# Aim of the exercise:
Starting at the line that contains "Convert this diagram to TikZ code." and stopping after the line that contains "(km) at (670.5,47)", copy the lines exactly. Pictures are left out.

# Dataset excerpts:
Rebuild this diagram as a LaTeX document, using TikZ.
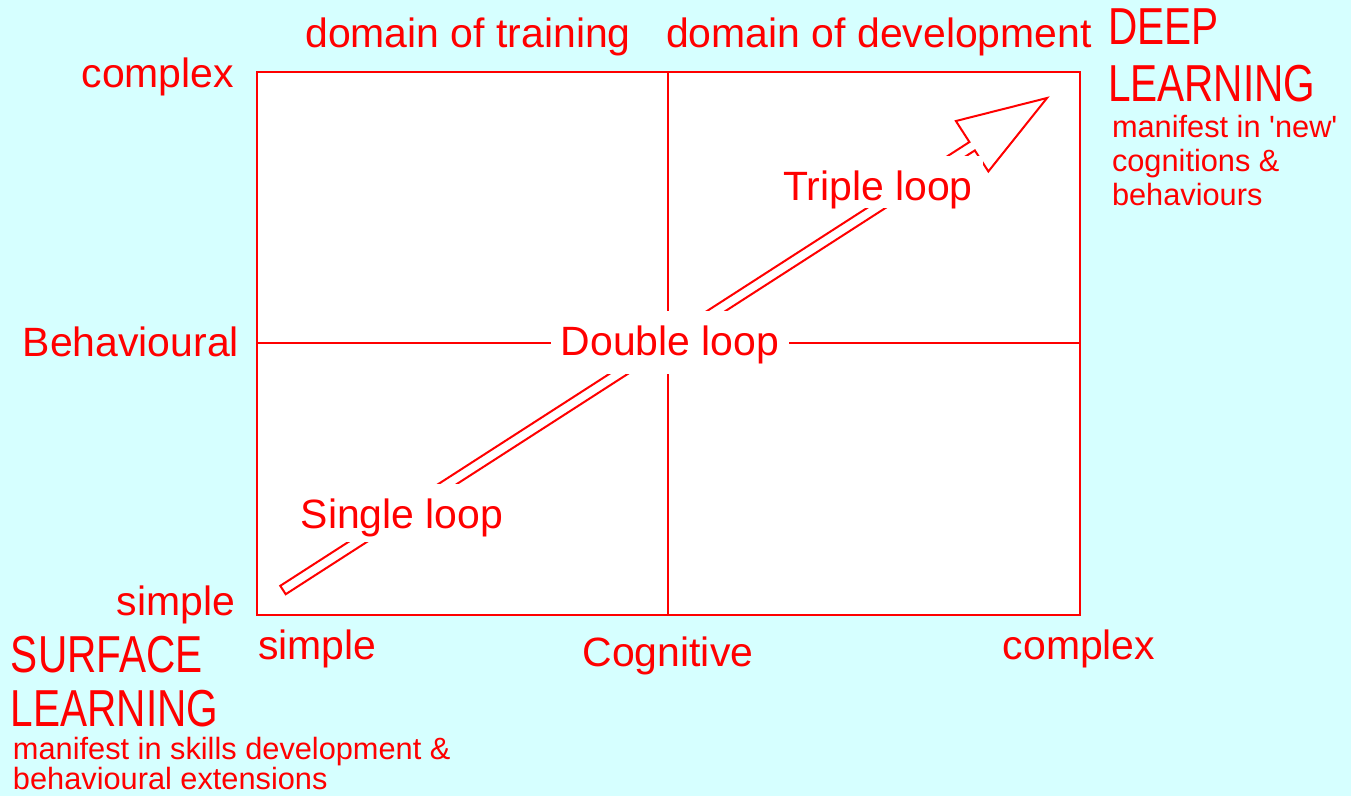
---
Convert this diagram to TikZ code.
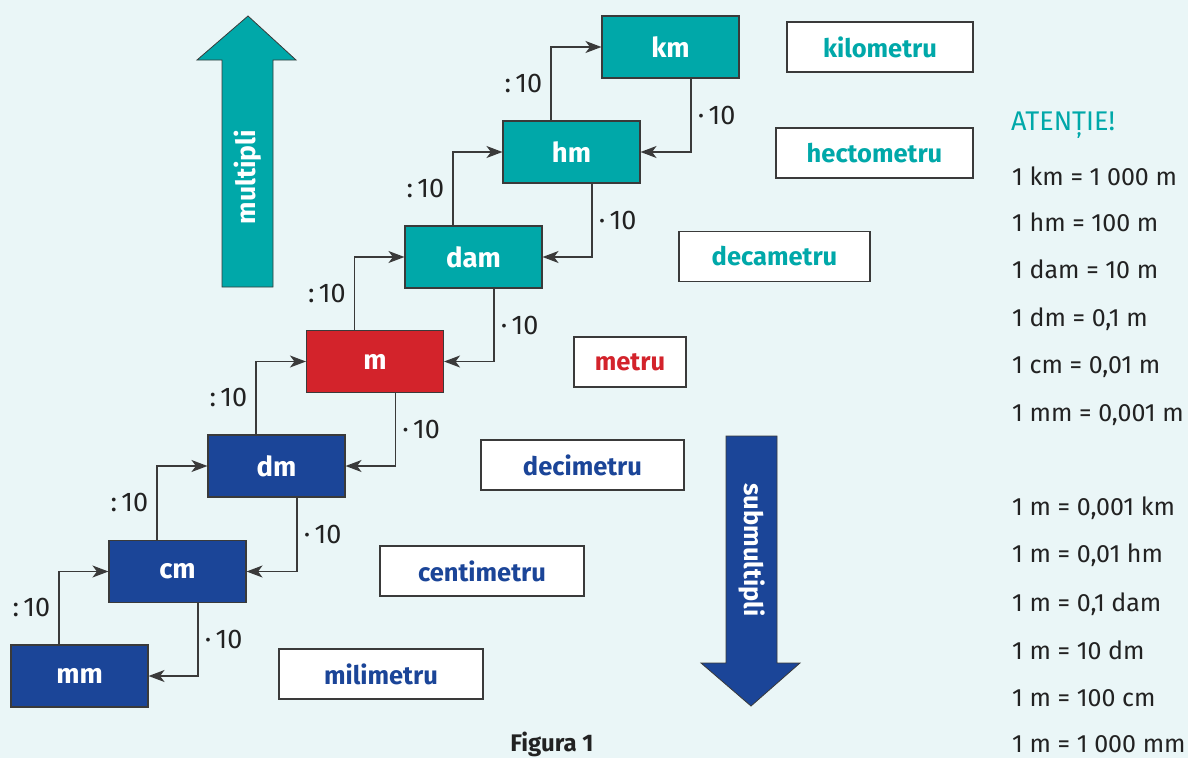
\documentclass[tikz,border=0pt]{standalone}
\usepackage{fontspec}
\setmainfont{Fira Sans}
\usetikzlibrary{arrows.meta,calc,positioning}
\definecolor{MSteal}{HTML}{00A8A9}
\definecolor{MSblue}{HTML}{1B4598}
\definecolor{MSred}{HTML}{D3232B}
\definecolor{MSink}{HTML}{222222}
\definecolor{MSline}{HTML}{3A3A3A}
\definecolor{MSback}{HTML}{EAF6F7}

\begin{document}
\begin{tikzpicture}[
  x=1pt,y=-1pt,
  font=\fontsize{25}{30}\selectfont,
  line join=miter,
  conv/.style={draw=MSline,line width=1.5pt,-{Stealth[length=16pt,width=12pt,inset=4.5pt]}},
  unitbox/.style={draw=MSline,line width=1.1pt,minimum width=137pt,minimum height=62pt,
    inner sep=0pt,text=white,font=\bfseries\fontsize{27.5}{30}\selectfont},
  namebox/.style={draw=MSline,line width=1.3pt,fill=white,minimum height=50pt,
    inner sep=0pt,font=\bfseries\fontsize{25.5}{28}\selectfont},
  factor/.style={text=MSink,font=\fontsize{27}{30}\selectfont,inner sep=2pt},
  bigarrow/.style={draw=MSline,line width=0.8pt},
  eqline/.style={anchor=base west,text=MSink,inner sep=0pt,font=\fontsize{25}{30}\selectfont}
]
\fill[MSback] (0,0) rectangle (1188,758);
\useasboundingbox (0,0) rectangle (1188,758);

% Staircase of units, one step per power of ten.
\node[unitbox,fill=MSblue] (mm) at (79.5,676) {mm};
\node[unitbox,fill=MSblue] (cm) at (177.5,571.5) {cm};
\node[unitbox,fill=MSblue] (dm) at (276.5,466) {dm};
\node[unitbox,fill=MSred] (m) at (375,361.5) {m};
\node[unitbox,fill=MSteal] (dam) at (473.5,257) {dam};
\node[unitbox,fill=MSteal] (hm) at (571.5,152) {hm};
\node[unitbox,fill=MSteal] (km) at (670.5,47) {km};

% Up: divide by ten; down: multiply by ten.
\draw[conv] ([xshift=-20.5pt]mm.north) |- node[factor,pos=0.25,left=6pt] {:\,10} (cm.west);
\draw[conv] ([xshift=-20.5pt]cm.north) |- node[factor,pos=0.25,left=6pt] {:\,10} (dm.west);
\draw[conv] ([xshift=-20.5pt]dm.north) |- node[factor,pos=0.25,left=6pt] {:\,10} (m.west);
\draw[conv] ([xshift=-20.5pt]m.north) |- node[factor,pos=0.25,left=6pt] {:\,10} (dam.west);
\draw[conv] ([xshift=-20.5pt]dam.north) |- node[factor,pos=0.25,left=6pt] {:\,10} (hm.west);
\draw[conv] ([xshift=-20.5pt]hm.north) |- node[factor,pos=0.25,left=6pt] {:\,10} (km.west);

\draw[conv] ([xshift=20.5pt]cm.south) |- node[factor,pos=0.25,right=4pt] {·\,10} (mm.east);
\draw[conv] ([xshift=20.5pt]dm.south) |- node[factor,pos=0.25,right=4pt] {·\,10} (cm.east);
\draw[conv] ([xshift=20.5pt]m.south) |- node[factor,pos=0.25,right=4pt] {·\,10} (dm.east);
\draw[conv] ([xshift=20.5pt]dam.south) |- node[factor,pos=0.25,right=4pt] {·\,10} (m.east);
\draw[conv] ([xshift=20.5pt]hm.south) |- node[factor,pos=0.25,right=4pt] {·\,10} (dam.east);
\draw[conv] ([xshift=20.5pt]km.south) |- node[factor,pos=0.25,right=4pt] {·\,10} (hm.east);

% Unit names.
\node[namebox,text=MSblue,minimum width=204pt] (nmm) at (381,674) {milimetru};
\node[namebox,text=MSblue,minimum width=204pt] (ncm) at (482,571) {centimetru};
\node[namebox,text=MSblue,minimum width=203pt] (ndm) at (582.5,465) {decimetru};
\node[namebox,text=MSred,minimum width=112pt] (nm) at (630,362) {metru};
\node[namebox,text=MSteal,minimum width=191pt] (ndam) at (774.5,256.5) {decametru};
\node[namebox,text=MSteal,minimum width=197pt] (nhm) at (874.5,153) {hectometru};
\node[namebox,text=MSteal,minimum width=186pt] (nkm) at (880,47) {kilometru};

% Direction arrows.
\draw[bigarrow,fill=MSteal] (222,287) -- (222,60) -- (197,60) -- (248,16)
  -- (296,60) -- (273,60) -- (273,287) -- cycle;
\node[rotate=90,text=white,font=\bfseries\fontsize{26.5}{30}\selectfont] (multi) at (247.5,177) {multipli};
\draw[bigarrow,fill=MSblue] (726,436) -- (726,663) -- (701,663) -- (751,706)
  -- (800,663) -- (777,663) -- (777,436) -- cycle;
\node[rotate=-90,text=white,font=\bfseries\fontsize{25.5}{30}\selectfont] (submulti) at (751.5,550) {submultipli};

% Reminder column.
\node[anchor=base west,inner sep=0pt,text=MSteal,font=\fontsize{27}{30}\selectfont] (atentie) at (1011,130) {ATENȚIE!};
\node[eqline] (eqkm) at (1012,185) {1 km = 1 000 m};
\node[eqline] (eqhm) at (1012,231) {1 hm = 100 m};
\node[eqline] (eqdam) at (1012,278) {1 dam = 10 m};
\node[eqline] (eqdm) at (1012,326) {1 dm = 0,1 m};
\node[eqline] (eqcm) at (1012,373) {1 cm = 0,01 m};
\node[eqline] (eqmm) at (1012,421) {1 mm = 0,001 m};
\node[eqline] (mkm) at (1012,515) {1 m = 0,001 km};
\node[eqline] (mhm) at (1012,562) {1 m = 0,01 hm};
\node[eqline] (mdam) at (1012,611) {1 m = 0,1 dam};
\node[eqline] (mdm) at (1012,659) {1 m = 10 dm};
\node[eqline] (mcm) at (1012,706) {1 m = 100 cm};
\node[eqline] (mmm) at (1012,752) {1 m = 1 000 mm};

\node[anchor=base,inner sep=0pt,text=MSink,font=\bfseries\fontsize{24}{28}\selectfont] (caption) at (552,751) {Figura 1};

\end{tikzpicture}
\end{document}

# Solution to this problem:
Convert this diagram to TikZ code.
\documentclass[tikz,border=0pt]{standalone}
\usepackage{fontspec}
\setmainfont{Fira Sans}
\usetikzlibrary{arrows.meta,calc,positioning}
\definecolor{MSteal}{HTML}{00A8A9}
\definecolor{MSblue}{HTML}{1B4598}
\definecolor{MSred}{HTML}{D3232B}
\definecolor{MSink}{HTML}{222222}
\definecolor{MSline}{HTML}{3A3A3A}
\definecolor{MSback}{HTML}{EAF6F7}

\begin{document}
\begin{tikzpicture}[
  x=1pt,y=-1pt,
  font=\fontsize{25}{30}\selectfont,
  line join=miter,
  conv/.style={draw=MSline,line width=1.5pt,-{Stealth[length=16pt,width=12pt,inset=4.5pt]}},
  unitbox/.style={draw=MSline,line width=1.1pt,minimum width=137pt,minimum height=62pt,
    inner sep=0pt,text=white,font=\bfseries\fontsize{27.5}{30}\selectfont},
  namebox/.style={draw=MSline,line width=1.3pt,fill=white,minimum height=50pt,
    inner sep=0pt,font=\bfseries\fontsize{25.5}{28}\selectfont},
  factor/.style={text=MSink,font=\fontsize{27}{30}\selectfont,inner sep=2pt},
  bigarrow/.style={draw=MSline,line width=0.8pt},
  eqline/.style={anchor=base west,text=MSink,inner sep=0pt,font=\fontsize{25}{30}\selectfont}
]
\fill[MSback] (0,0) rectangle (1188,758);
\useasboundingbox (0,0) rectangle (1188,758);

% Staircase of units, one step per power of ten.
\node[unitbox,fill=MSblue] (mm) at (79.5,676) {mm};
\node[unitbox,fill=MSblue] (cm) at (177.5,571.5) {cm};
\node[unitbox,fill=MSblue] (dm) at (276.5,466) {dm};
\node[unitbox,fill=MSred] (m) at (375,361.5) {m};
\node[unitbox,fill=MSteal] (dam) at (473.5,257) {dam};
\node[unitbox,fill=MSteal] (hm) at (571.5,152) {hm};
\node[unitbox,fill=MSteal] (km) at (670.5,47) {km};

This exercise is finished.